- The request: Set down only those lines that fall from the line containing "Convert this diagram to TikZ code." through the line containing "text=edmark, inner sep=0pt]", unchanged and without pictures.

- Supplied material:
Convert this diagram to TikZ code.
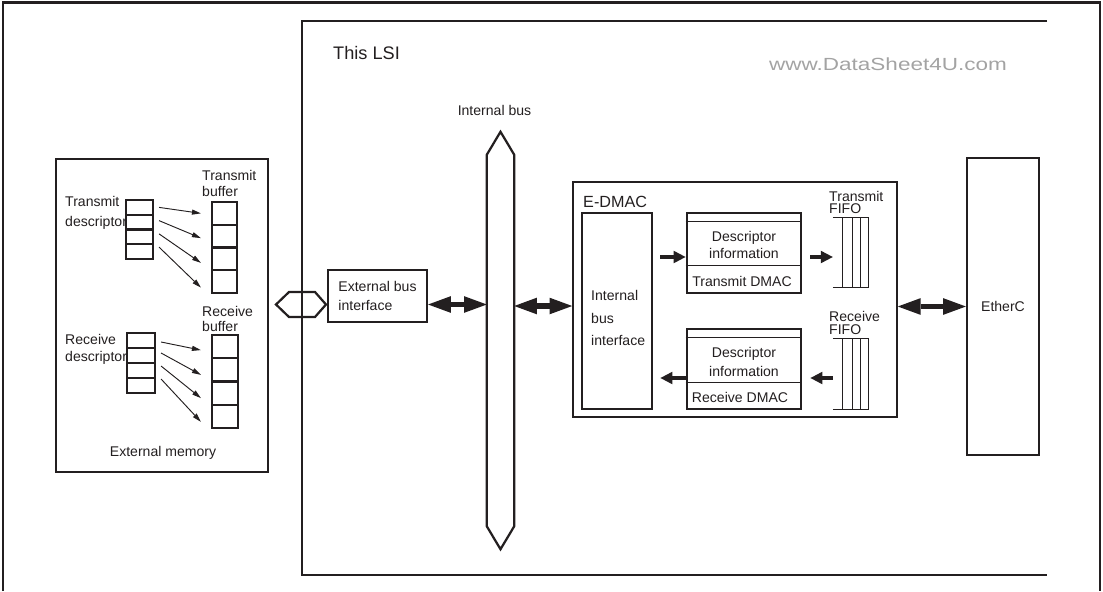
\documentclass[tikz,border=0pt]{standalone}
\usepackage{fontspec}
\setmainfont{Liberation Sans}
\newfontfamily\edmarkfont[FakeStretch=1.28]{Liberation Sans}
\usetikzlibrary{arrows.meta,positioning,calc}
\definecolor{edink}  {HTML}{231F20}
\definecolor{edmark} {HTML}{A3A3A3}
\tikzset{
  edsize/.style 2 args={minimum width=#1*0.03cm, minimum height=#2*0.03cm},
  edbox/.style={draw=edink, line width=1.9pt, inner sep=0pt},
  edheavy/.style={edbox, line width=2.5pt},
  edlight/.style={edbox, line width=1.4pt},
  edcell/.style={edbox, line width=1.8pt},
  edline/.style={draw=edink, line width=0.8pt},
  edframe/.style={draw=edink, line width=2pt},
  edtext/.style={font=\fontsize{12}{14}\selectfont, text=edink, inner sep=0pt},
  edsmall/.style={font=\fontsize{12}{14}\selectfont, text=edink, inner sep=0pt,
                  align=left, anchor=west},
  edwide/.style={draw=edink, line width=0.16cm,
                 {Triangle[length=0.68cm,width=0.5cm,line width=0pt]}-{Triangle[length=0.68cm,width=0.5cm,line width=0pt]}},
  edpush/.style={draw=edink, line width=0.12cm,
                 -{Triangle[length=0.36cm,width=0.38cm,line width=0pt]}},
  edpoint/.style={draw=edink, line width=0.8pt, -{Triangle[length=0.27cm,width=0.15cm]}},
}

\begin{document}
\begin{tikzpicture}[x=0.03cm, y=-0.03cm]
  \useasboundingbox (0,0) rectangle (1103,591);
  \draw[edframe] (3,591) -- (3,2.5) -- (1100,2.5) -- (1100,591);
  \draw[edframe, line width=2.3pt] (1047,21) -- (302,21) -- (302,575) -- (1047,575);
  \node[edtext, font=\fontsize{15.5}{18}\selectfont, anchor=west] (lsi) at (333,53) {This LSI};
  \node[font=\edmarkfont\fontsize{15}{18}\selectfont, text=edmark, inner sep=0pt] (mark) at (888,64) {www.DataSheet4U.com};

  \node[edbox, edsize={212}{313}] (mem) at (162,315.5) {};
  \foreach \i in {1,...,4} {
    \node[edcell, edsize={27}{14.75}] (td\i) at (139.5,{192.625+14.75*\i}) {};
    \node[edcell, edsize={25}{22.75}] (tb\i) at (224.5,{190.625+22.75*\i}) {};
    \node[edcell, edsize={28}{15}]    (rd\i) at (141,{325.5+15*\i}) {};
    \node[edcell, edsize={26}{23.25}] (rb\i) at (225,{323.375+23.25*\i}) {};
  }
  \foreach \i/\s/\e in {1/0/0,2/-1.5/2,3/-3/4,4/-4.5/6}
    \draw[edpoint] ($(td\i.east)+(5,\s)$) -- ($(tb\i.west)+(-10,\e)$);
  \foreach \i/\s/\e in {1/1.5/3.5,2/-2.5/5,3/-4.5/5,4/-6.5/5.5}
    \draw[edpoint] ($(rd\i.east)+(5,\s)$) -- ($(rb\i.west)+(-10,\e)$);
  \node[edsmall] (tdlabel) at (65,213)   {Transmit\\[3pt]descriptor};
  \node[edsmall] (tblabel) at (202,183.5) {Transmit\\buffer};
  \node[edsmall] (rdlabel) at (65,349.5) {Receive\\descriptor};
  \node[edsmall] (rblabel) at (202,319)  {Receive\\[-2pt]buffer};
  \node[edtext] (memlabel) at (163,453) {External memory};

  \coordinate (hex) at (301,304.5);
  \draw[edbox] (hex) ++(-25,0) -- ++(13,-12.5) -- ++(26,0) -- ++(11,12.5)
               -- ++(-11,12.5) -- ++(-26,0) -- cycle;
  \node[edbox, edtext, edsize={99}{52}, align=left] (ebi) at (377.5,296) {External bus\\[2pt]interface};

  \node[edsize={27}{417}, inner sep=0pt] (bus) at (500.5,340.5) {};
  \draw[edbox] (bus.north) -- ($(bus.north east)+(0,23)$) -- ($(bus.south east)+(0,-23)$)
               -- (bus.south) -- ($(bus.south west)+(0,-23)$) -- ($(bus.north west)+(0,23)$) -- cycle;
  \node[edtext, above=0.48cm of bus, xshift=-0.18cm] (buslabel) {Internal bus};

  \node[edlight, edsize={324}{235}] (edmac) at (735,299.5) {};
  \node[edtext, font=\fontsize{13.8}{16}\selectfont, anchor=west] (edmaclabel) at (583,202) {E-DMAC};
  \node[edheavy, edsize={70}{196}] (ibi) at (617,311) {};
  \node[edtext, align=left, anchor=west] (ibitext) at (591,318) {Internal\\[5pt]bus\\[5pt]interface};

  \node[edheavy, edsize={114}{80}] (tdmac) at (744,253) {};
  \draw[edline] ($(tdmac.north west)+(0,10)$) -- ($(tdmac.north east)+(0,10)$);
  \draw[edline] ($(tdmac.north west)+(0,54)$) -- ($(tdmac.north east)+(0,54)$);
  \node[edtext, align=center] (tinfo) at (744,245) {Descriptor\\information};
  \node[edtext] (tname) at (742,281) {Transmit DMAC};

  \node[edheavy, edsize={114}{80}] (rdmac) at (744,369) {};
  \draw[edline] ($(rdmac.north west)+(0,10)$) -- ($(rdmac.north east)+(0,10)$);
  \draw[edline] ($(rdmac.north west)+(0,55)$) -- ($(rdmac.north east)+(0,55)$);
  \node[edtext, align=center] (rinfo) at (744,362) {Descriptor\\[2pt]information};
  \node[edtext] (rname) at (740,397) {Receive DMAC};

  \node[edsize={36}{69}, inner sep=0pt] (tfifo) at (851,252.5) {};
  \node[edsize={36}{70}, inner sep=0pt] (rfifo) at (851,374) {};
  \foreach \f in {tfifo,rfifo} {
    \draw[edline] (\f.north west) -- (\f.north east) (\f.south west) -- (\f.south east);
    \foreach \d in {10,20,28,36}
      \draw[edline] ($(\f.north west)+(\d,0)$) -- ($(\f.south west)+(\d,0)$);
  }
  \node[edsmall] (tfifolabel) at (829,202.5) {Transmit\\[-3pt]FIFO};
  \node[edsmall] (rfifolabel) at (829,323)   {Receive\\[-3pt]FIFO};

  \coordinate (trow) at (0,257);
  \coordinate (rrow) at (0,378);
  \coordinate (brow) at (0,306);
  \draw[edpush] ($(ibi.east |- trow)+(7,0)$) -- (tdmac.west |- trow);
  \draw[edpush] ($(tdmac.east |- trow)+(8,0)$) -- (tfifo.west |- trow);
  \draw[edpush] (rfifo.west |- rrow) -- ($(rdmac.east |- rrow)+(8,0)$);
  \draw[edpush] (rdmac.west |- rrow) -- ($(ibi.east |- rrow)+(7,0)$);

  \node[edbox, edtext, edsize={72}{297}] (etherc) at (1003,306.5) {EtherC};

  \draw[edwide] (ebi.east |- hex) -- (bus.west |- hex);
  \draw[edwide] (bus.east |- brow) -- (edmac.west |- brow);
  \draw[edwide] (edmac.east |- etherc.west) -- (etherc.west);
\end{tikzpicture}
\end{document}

* * *

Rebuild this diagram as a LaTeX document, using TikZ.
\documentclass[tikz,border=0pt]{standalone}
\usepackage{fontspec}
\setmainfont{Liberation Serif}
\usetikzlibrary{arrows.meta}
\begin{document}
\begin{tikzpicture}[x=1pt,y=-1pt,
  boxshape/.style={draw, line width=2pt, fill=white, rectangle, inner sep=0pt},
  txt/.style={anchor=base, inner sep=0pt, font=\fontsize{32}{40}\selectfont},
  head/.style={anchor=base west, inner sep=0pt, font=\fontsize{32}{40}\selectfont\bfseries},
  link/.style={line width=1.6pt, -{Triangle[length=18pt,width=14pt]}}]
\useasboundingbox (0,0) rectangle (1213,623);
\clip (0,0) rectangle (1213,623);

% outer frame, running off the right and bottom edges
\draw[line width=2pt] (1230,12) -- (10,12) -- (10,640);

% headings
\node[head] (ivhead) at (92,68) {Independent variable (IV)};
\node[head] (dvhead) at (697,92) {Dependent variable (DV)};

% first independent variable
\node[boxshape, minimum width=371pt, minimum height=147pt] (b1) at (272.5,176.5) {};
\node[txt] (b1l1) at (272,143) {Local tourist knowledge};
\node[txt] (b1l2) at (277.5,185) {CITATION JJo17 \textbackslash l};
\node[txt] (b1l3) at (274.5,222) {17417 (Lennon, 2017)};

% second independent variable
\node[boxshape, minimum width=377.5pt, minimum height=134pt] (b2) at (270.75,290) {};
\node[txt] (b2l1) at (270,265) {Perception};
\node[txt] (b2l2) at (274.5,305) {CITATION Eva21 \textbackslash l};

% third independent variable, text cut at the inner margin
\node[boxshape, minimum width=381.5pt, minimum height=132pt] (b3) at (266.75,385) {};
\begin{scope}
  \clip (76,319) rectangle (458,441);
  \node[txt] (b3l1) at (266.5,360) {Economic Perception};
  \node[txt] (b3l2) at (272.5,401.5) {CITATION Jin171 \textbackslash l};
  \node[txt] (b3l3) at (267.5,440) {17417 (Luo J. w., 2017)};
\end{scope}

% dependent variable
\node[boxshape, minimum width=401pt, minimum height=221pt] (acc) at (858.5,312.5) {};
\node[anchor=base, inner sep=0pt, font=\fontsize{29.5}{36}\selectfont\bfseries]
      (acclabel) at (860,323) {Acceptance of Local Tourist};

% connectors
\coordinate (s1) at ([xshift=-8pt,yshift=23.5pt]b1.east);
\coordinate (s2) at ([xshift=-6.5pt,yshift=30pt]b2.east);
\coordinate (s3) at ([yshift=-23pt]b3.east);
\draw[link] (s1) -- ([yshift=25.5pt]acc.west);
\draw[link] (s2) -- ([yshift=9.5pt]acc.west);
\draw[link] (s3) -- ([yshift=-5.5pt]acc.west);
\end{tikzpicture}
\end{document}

--

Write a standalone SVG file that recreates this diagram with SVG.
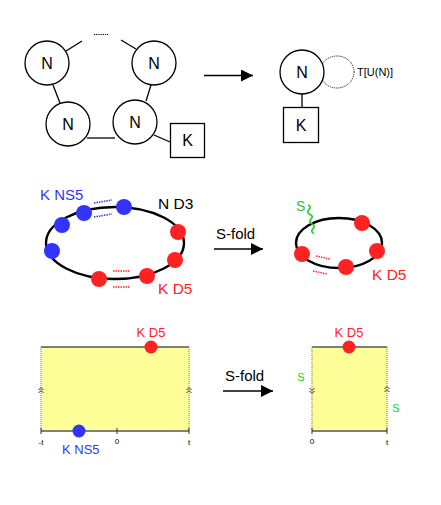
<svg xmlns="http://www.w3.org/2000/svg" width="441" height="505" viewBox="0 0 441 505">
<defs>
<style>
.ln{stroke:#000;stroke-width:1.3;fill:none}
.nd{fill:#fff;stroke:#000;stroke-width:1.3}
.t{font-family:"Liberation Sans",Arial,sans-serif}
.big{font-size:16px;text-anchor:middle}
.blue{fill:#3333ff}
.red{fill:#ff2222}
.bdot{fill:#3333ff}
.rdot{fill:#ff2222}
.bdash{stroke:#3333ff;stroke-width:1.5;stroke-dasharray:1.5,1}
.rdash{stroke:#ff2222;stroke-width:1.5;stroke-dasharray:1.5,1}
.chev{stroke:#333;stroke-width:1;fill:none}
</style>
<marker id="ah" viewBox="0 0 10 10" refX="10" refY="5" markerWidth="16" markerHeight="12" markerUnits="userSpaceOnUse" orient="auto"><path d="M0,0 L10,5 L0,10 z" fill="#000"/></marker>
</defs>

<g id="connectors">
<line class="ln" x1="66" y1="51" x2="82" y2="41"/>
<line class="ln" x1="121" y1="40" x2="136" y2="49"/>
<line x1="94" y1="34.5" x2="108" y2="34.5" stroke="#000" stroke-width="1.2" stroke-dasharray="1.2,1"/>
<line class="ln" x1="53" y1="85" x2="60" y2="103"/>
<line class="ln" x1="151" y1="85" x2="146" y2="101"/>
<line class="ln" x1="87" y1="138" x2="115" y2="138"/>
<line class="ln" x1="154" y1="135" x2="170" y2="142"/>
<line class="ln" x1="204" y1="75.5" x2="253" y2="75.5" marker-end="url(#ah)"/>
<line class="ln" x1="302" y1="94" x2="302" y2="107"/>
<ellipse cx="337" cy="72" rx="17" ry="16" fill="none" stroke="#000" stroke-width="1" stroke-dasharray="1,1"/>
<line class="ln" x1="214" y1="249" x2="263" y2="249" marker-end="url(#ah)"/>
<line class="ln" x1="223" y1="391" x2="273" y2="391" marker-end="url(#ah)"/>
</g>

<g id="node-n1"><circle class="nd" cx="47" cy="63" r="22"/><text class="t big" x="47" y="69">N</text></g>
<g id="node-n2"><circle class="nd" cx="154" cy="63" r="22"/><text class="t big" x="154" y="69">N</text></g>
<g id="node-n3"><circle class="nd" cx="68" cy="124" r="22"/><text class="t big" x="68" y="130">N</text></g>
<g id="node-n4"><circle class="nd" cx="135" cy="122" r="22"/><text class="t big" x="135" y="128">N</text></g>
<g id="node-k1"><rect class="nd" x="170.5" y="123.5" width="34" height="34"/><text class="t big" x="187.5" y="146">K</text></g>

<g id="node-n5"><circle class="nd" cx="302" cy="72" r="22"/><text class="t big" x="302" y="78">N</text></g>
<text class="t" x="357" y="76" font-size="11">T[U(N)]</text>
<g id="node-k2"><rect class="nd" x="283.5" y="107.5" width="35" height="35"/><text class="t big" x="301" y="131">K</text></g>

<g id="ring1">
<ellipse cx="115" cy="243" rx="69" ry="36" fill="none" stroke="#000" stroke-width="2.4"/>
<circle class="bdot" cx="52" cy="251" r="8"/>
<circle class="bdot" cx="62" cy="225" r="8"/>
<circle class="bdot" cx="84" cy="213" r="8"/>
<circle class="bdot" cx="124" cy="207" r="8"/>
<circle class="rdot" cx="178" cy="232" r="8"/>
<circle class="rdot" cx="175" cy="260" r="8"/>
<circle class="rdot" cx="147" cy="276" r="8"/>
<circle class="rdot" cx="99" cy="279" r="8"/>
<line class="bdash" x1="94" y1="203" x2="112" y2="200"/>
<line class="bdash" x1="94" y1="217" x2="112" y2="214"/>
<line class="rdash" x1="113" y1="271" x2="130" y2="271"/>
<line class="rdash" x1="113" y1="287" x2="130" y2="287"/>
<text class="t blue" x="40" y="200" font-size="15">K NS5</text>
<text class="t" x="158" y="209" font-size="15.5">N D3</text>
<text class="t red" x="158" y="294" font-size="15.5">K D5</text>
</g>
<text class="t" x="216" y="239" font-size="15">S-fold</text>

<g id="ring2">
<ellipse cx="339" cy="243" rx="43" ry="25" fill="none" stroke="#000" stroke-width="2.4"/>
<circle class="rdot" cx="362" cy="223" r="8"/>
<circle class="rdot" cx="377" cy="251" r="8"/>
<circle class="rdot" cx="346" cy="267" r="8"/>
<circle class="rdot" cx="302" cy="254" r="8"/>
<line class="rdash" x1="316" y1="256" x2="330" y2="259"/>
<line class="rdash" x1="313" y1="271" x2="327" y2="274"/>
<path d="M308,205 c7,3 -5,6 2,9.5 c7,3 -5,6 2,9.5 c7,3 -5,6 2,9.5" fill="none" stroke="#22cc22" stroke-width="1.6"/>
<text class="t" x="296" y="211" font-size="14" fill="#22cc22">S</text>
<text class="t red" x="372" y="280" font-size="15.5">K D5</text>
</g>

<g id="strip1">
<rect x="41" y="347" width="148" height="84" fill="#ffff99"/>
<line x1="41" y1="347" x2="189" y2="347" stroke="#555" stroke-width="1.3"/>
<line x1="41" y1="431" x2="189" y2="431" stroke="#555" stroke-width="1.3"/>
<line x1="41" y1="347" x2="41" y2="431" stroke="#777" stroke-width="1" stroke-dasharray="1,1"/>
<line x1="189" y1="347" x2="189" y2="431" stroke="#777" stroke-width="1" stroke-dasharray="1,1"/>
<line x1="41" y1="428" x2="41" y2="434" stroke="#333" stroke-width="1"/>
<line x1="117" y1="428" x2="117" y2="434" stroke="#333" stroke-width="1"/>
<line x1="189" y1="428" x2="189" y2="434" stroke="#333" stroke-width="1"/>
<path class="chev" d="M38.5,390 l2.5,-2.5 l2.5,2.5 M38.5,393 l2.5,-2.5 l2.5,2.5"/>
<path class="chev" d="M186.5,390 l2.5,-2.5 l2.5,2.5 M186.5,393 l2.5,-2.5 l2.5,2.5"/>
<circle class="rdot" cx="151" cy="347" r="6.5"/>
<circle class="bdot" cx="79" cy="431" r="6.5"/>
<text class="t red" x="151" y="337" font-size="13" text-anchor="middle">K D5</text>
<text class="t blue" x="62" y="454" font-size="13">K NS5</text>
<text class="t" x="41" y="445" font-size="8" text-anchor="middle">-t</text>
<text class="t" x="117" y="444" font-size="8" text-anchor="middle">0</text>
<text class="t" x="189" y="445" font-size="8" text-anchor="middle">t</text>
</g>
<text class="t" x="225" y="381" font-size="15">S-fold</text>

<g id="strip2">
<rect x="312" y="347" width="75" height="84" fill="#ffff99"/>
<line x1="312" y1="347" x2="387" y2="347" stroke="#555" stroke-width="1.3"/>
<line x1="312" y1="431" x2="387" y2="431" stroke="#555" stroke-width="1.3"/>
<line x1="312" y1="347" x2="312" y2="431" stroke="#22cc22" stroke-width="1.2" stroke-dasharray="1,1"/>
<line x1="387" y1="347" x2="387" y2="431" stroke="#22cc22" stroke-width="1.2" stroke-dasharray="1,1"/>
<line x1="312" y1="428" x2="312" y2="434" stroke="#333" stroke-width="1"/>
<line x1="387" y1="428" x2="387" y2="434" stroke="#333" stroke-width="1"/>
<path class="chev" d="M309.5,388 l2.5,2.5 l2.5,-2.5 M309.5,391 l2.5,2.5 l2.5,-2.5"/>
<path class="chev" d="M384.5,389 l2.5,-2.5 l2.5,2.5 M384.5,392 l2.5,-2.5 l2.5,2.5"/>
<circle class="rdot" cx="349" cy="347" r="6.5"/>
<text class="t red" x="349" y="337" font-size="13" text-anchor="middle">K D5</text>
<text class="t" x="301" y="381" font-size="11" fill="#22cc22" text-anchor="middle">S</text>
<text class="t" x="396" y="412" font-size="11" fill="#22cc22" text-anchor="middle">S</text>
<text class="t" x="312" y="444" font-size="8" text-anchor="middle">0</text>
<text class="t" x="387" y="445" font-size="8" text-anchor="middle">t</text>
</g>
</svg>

- Reply:
Convert this diagram to TikZ code.
\documentclass[tikz,border=0pt]{standalone}
\usepackage{fontspec}
\setmainfont{Liberation Sans}
\newfontfamily\edmarkfont[FakeStretch=1.28]{Liberation Sans}
\usetikzlibrary{arrows.meta,positioning,calc}
\definecolor{edink}  {HTML}{231F20}
\definecolor{edmark} {HTML}{A3A3A3}
\tikzset{
  edsize/.style 2 args={minimum width=#1*0.03cm, minimum height=#2*0.03cm},
  edbox/.style={draw=edink, line width=1.9pt, inner sep=0pt},
  edheavy/.style={edbox, line width=2.5pt},
  edlight/.style={edbox, line width=1.4pt},
  edcell/.style={edbox, line width=1.8pt},
  edline/.style={draw=edink, line width=0.8pt},
  edframe/.style={draw=edink, line width=2pt},
  edtext/.style={font=\fontsize{12}{14}\selectfont, text=edink, inner sep=0pt},
  edsmall/.style={font=\fontsize{12}{14}\selectfont, text=edink, inner sep=0pt,
                  align=left, anchor=west},
  edwide/.style={draw=edink, line width=0.16cm,
                 {Triangle[length=0.68cm,width=0.5cm,line width=0pt]}-{Triangle[length=0.68cm,width=0.5cm,line width=0pt]}},
  edpush/.style={draw=edink, line width=0.12cm,
                 -{Triangle[length=0.36cm,width=0.38cm,line width=0pt]}},
  edpoint/.style={draw=edink, line width=0.8pt, -{Triangle[length=0.27cm,width=0.15cm]}},
}

\begin{document}
\begin{tikzpicture}[x=0.03cm, y=-0.03cm]
  \useasboundingbox (0,0) rectangle (1103,591);
  \draw[edframe] (3,591) -- (3,2.5) -- (1100,2.5) -- (1100,591);
  \draw[edframe, line width=2.3pt] (1047,21) -- (302,21) -- (302,575) -- (1047,575);
  \node[edtext, font=\fontsize{15.5}{18}\selectfont, anchor=west] (lsi) at (333,53) {This LSI};
  \node[font=\edmarkfont\fontsize{15}{18}\selectfont, text=edmark, inner sep=0pt] (mark) at (888,64) {www.DataSheet4U.com};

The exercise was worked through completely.